Post by Lewis Kamb / The News Tribune on July 6, 2011 at 4:44 pm |
July 6, 2011 5:45 pm

A proposed initiative that seeks to minimize enforcement of marijuana-related offenses in Tacoma has qualified for the city’s November ballot.

Tacoma Initiative No. 1 today surpassed the required goal of 3,858 valid signatures from registered city voters,  the Pierce County Auditor’s office confirmed.

“The petition was determined to be sufficient with a total of 3,934 valid signatures verified,” Pierce County Elections Manager Michael Rooney wrote in an official letter of verification to City Clerk Doris Sorum.

But even while celebrating the measure’s qualification for the ballot,  campaign supporters say they hope the issue won’t have to go before voters.  Supporters can request the Tacoma City Council to step in to consider enacting the measure into city law before then.

“We intend to ask,” said Sherry Bockwinkel, a campaign volunteer.

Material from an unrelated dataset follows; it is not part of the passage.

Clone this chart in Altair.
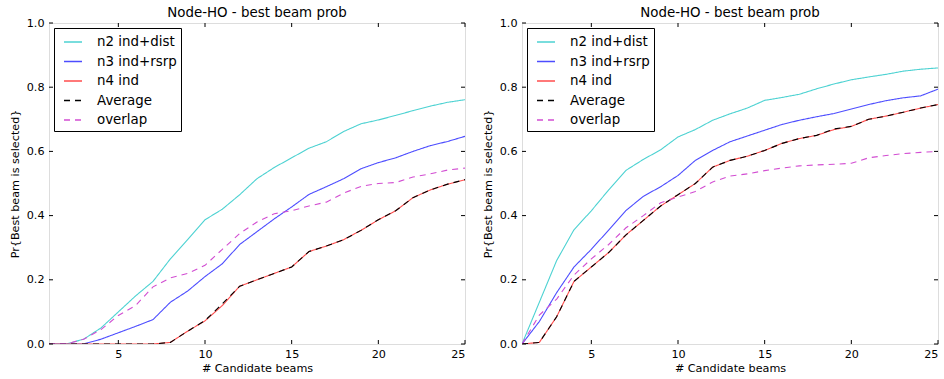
import altair as alt
import pandas as pd

# ---------------- data ----------------
beams = list(range(1, 26))
series_names = ["n2 ind+dist", "n3 ind+rsrp", "n4 ind", "Average", "overlap"]
series_colors = ["#4dd2d2", "#4d4dff", "#ff4d4d", "#000000", "#d24dd2"]
series_dash = [[1, 0], [1, 0], [1, 0], [6, 5], [6, 5]]

left_n2 = [0.0, 0.0, 0.015, 0.05, 0.10, 0.15, 0.195, 0.265, 0.325, 0.387, 0.42, 0.465,
           0.515, 0.55, 0.58, 0.61, 0.63, 0.662, 0.686, 0.698, 0.712, 0.727, 0.741, 0.753, 0.761]
left_n3 = [0.0, 0.0, 0.0, 0.015, 0.035, 0.055, 0.076, 0.13, 0.165, 0.21, 0.25, 0.31,
           0.35, 0.39, 0.427, 0.466, 0.49, 0.515, 0.546, 0.565, 0.58, 0.6, 0.618, 0.631, 0.647]
left_n4 = [0.0, 0.0, 0.0, 0.0, 0.0, 0.0, 0.0, 0.005, 0.04, 0.072, 0.12, 0.18,
           0.2, 0.22, 0.24, 0.288, 0.305, 0.325, 0.354, 0.387, 0.415, 0.456, 0.48, 0.498, 0.512]
left_avg = [0.0, 0.0, 0.0, 0.0, 0.0, 0.0, 0.0, 0.005, 0.04, 0.073, 0.125, 0.18,
            0.2, 0.22, 0.24, 0.288, 0.305, 0.325, 0.354, 0.387, 0.415, 0.456, 0.48, 0.498, 0.512]
left_ovl = [0.0, 0.0, 0.015, 0.045, 0.089, 0.12, 0.178, 0.206, 0.22, 0.245, 0.295, 0.344,
            0.38, 0.406, 0.415, 0.43, 0.442, 0.47, 0.491, 0.5, 0.503, 0.52, 0.53, 0.542, 0.548]

right_n2 = [0.0, 0.13, 0.26, 0.356, 0.415, 0.48, 0.541, 0.575, 0.605, 0.645, 0.668, 0.697,
            0.717, 0.735, 0.759, 0.768, 0.778, 0.795, 0.81, 0.823, 0.832, 0.84, 0.85, 0.856, 0.86]
right_n3 = [0.0, 0.07, 0.16, 0.24, 0.295, 0.355, 0.416, 0.46, 0.49, 0.525, 0.572, 0.603,
            0.63, 0.648, 0.666, 0.684, 0.697, 0.708, 0.718, 0.732, 0.746, 0.758, 0.767, 0.773, 0.794]
right_n4 = [0.0, 0.005, 0.085, 0.195, 0.24, 0.285, 0.34, 0.385, 0.43, 0.465, 0.5, 0.551,
            0.572, 0.585, 0.603, 0.625, 0.64, 0.65, 0.668, 0.678, 0.7, 0.71, 0.722, 0.735, 0.746]
right_avg = [0.0, 0.005, 0.085, 0.195, 0.24, 0.285, 0.34, 0.385, 0.43, 0.465, 0.5, 0.551,
             0.572, 0.585, 0.603, 0.625, 0.64, 0.65, 0.67, 0.678, 0.7, 0.71, 0.722, 0.735, 0.746]
right_ovl = [0.0, 0.09, 0.14, 0.215, 0.265, 0.31, 0.362, 0.4, 0.44, 0.458, 0.475, 0.505,
             0.523, 0.53, 0.54, 0.548, 0.555, 0.558, 0.56, 0.563, 0.58, 0.587, 0.593, 0.597, 0.6]

x_ticks = [5, 10, 15, 20, 25]
y_ticks = [0.0, 0.2, 0.4, 0.6, 0.8, 1.0]

title_text = "Node-HO - best beam prob"
x_title = "# Candidate beams"
y_title = "Pr{Best beam is selected}"

W, H = 416, 321
FONT = "DejaVu Sans"


def make_df(cols):
    rows = []
    for si, (name, vals) in enumerate(zip(series_names, cols)):
        for xv, yv in zip(beams, vals):
            rows.append({"series": name, "order": si, "x": xv, "y": yv})
    return pd.DataFrame(rows)


x_scale = alt.Scale(domain=[1, 25], nice=False, zero=False)
y_scale = alt.Scale(domain=[0, 1], nice=False)


def panel(cols):
    df = make_df(cols)
    lines = alt.Chart(df).mark_line(strokeWidth=1.1, clip=True).encode(
        x=alt.X("x:Q", scale=x_scale,
                axis=alt.Axis(title=x_title, values=x_ticks, format="d", grid=False,
                              ticks=False, tickSize=0, domain=False, labelPadding=4,
                              titlePadding=3, labelFontSize=11.2, titleFontSize=11.2,
                              labelColor="black", titleColor="black", titleFontWeight="normal",
                              labelFont=FONT, titleFont=FONT)),
        y=alt.Y("y:Q", scale=y_scale,
                axis=alt.Axis(title=y_title, values=y_ticks, format=".1f", grid=False,
                              ticks=False, tickSize=0, domain=False, labelPadding=5,
                              titlePadding=6, labelFontSize=11.2, titleFontSize=11.2,
                              labelColor="black", titleColor="black", titleFontWeight="normal",
                              labelFont=FONT, titleFont=FONT)),
        color=alt.Color("series:N", scale=alt.Scale(domain=series_names, range=series_colors),
                        sort=series_names,
                        legend=alt.Legend(title=None, orient="top-left", offset=5,
                                          strokeColor="black", fillColor="white",
                                          padding=4, symbolType="stroke", symbolSize=324,
                                          symbolStrokeWidth=1.5, symbolOffset=5,
                                          labelOffset=14, rowPadding=2.5,
                                          labelFontSize=13.4, labelFont=FONT,
                                          labelColor="black", cornerRadius=0)),
        strokeDash=alt.StrokeDash("series:N",
                                  scale=alt.Scale(domain=series_names, range=series_dash),
                                  sort=series_names,
                                  legend=alt.Legend(title=None, orient="top-left")),
        order=alt.Order("order:Q"),
        detail="series:N",
    )

    xt = pd.DataFrame({"x": x_ticks})
    yt = pd.DataFrame({"y": y_ticks})
    tick_bottom = alt.Chart(xt).mark_rule(color="black", strokeWidth=1).encode(
        x=alt.X("x:Q", scale=x_scale), y=alt.value(H), y2=alt.value(H - 4))
    tick_top = alt.Chart(xt).mark_rule(color="black", strokeWidth=1).encode(
        x=alt.X("x:Q", scale=x_scale), y=alt.value(0), y2=alt.value(4))
    tick_left = alt.Chart(yt).mark_rule(color="black", strokeWidth=1).encode(
        y=alt.Y("y:Q", scale=y_scale), x=alt.value(0), x2=alt.value(4))
    tick_right = alt.Chart(yt).mark_rule(color="black", strokeWidth=1).encode(
        y=alt.Y("y:Q", scale=y_scale), x=alt.value(W), x2=alt.value(W - 4))

    return alt.layer(lines, tick_bottom, tick_top, tick_left, tick_right).properties(
        width=W, height=H,
        title=alt.Title(title_text, fontSize=13.4, font=FONT, fontWeight="normal",
                        color="black", offset=-2),
    )


left = panel([left_n2, left_n3, left_n4, left_avg, left_ovl])
right = panel([right_n2, right_n3, right_n4, right_avg, right_ovl])

chart = alt.hconcat(left, right, spacing=15).resolve_scale(
    color="independent", strokeDash="independent"
).resolve_legend(
    color="independent", strokeDash="independent"
).properties(
    padding={"left": 8, "top": 5, "right": 2, "bottom": 2}
).configure_view(stroke="black", strokeWidth=1).configure(background="white")

chart.save("out.html", embed_options={"renderer": "svg", "actions": False})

The council has until August 16 — the deadline to place an issue on the Nov. 8 general election ballot — to take up the issue.

“If they reject, or take no action, then it will move to the ballot and become an issue for Tacoma voters,” Pierce County Auditor Julie Anderson said in an email today.

Modeled after a 2003 Seattle law, Initiative No. 1 is aimed at making cannabis-related offenses “the lowest enforcement priority of the City of Tacoma.”

To qualify the measure for the November ballot, supporters had to submit 3,858 valid signatures by Friday.  The number of signatures is “equal to 10 percent of the votes cast in the last mayoral election” — the requirement for qualifying citizen initiatives under the city’s charter.

In all, campaign supporters submitted 702 pages of petitions, each containing space for 20 signatures.  Some 5,000 signatures were challenged for various reasons –mostly because they came from those who weren’t registered to vote or lived outside of Tacoma. Still, supporters had more than enough valid signatures to qualify the measure.

“It was not necessary to check all petition pages submitted,” Rooney noted.

Campaign supporters and other activists pushed the measure forward,  as the city has postponed deciding the fate for about 30 medical marijuana dispensaries that face losing their city business licenses.

The city issued those license revocations during a recent crackdown on pot dispensaries. But city officials have since held off on hearing appeals cases in hopes the legislature would clarify the state’s medical marijuana law.

Instead, the new law that came out of Olympia this year leaves the issue of how to regulate pot dispensaries up to local jurisdictions to determine.